The Chance to Grow program held its annual fundraiser at Canterbury Park on Saturday, something the organization has done every year the track has been open since 1986.
Back then the program was just getting started. The year Canterbury opened, 1985, there were 28 families involved in Chance to Grow, whose mission is to help developmentally disabled children who have head injuries, cerebral palsy, autism, learning disabilities of other kinds as well as more basic reading problems.
Bob DeBoer and his wife, Kathy, are former educators motivated by their daughter, Jesse, who was brain-injured at birth, to do something on behalf of children such as she.
Today, the program has expanded dramatically from those meager early beginnings when the DeBoers rented two classrooms from a school in extreme North Minneapolis. Canterbury and other players in the horse racing industry have contributed to that growth in a variety of ways.
From ties to 28 families 23 years ago, Chance to Grow now cares for 350 youngsters daily in its New Vision school and other facilities, has 400 employees, a $12 million annual budget and has distributed its boost-up reading program to 220 schools throughout the U.S., 110 of them in Minnesota.
DeBoer was introduced to Canterbury Downs racing secretary Tom Knust in 1985. Knust, who had suffered a head injury in the Viet Nam war, was doing volunteer work with a young Burnsville boy.

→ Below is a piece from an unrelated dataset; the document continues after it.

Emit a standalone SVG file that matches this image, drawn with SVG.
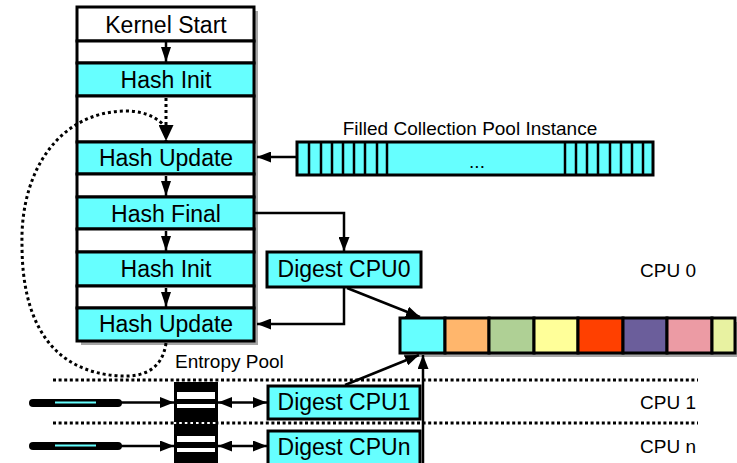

Knust, in turn, suggested that DeBoer have a fundraiser at Canterbury, which annually raises about $20,000 for the cause. Several years later, DeBoer was introduced to Jerry Myers, who races horses at Canterbury and is one of the tracks leading owners.
Today, Chance for Grow and its programs are housed in a renovated building once occupied by Myers’ sheet metal company.
“His company outgrew the building so Jerry and his wife, Marlene, donated it,” said DeBoer. “We raised $5 million to renovate it. It is now a 52,000 square foot building that houses all of our programs and our school.”
“We’re just proud to be a part of Chance to Grow with Bob, proud to be involved,” said Myers, who with his wife, Marlene, race as Jer-Mar Stable, Canterbury’s leading owner in 2005 and among the leaders annually.
The former sheet metal building now houses the New Vision school, a child care facility, four outpatient clinics for occupational and speech therapy,a vision center including optometrist and a hearing facility.
“The Myers building makes us look 50 percent smarter. It’s absolutely beautiful now,” said DeBoer. “It’s been a major jump for us..”
Jesse DeBoer, now 27, works in a nursing home as an assistant and keeps her father informed about the Jer-Mar Stable’s entries. “Every day she knows if they have a horse running,” DeBoer said.
Canterbury’s commitment to the program has elicited a promise from DeBoer.
“If Canterbury ever needs someone to speak on its behalf before the Legislature, to talk about all the good they do, I’d be happy to do it,” he said.